Note: Should collective labor negotiations lead to the conclusion of a collective labor contract, its text must be written in triplicate and signed by both parties. Two copies of it shall be possessed by each party to the collective contract and the third shall be submitted to the Ministry of Labor and Social Affairs within a space of three days to be investigated and confirmed in exchange for a receipt.

Article 141: Collective labor contracts shall be valid under the law and allowed to be executed only if:

a)       The benefits determined therein are not less than those envisioned under the law.

b)       They do not conflict with the laws and provisions current in the country and what is determined and confirmed legally by the government.

c)       There is no contradiction between the subject or subjects of the contract with items (a) and (b) as confirmed by the Ministry of Labor and Social Affairs.

Note 1: The Ministry of Labor and Social Affairs must announce in writing its view that the contract does not conform to items (a) and (b) in this article within a space of thirty days.

Note 2: The view of the Ministry of Labor and Social Affairs that the content of the collective contract does not conform to items (a) and (b) is to be based on legal arguments and the provisions current in the country. Documented arguments and issues must be announced to both parties in writing within the space of time noted in Note 1 of this article.
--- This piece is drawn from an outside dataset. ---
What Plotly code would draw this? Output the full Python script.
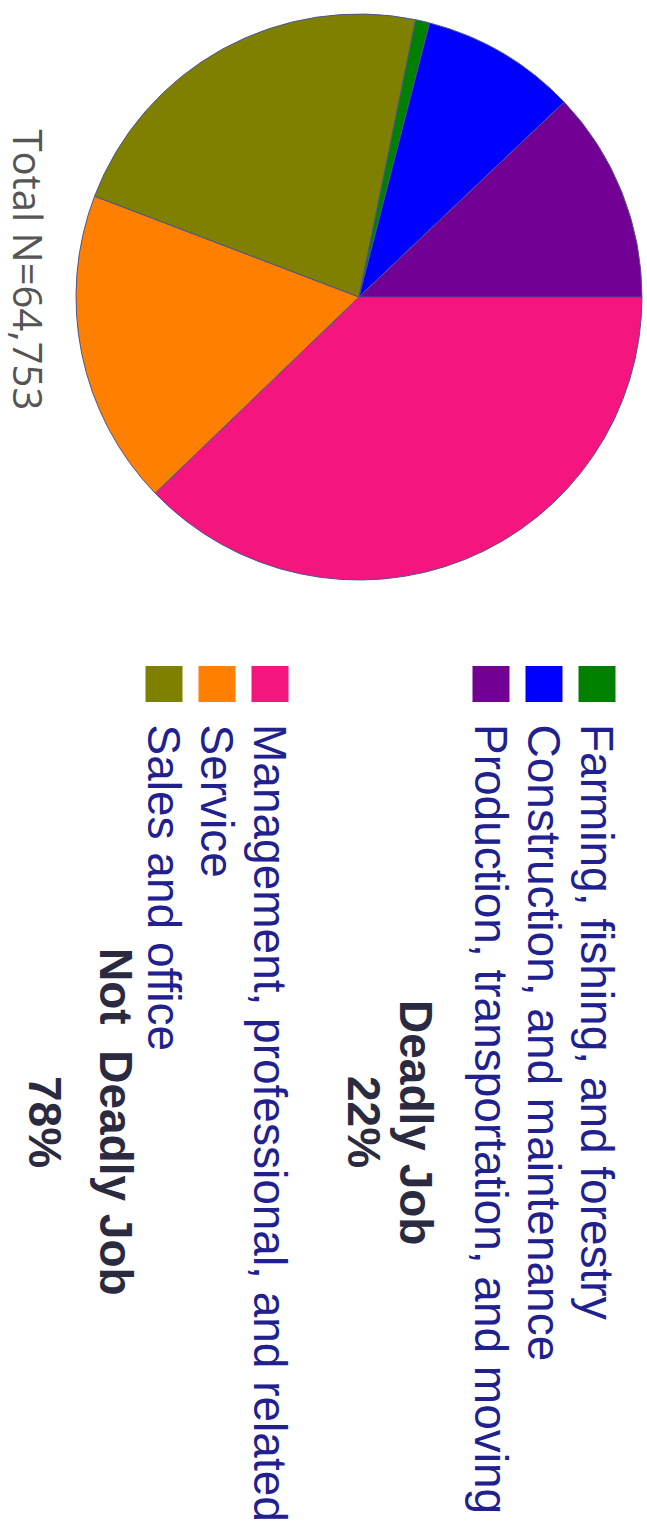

Article 142: Should differences of opinion concerning various articles of this law or previous contracts or any of the subjects demanded by either side over closing a new contract lead to a work stoppage with the worker present in the workplace or a deliberate reduction of production by the workers, the Arbitration Panel is obliged to speedily investigate the disputed issue and announce an opinion based on the demands of both parties to the dispute or the worker’s and employers’ organizations.

Note: Should neither of the two parties to the collective contract accept the aforementioned opinion, each of them may within the space of ten days from the announcement of the Arbitration Panel (described in Article 158) appeal to the Conflict Resolution Panel mentioned in Chapter IX of this law, and request an investigation and the issuing of an opinion. After receiving the request, the Conflict Resolution Panel will immediately investigate the substance of the dispute in the collective contract and announce its own opinion on the collective contract.

Article 143: Should the Conflict Resolution Panel’s suggestions not be accepted by both parties within three days, the president of the local Bureau of Labor and Social Affairs is obliged to immediately send a report on the matter to the Ministry of Labor and Social Affairs for it to take the necessary decision. Should it prove necessary, the cabinet may run the workshop in the employer’s place in whatever way it considers it necessary and for as long as the dispute continues.

Article 144: In collective labor contracts which are accepted for a specific period, neither of the parties may unilaterally demand that it be changed before the contract terminates unless exceptional circumstances arise which necessitate it as determined by the Ministry of Labor and Social Affairs.

Article 145: The death of the employer or a change of his property has no effect on the execution of the collective contract, and should the work continue, the new employer will be considered the successor to the old one.

Article 146: In all individual labor contracts which are closed before or after the closing of a collective labor contract, the collective contract must be followed unless the individual contracts pay a higher salary than the collective one does.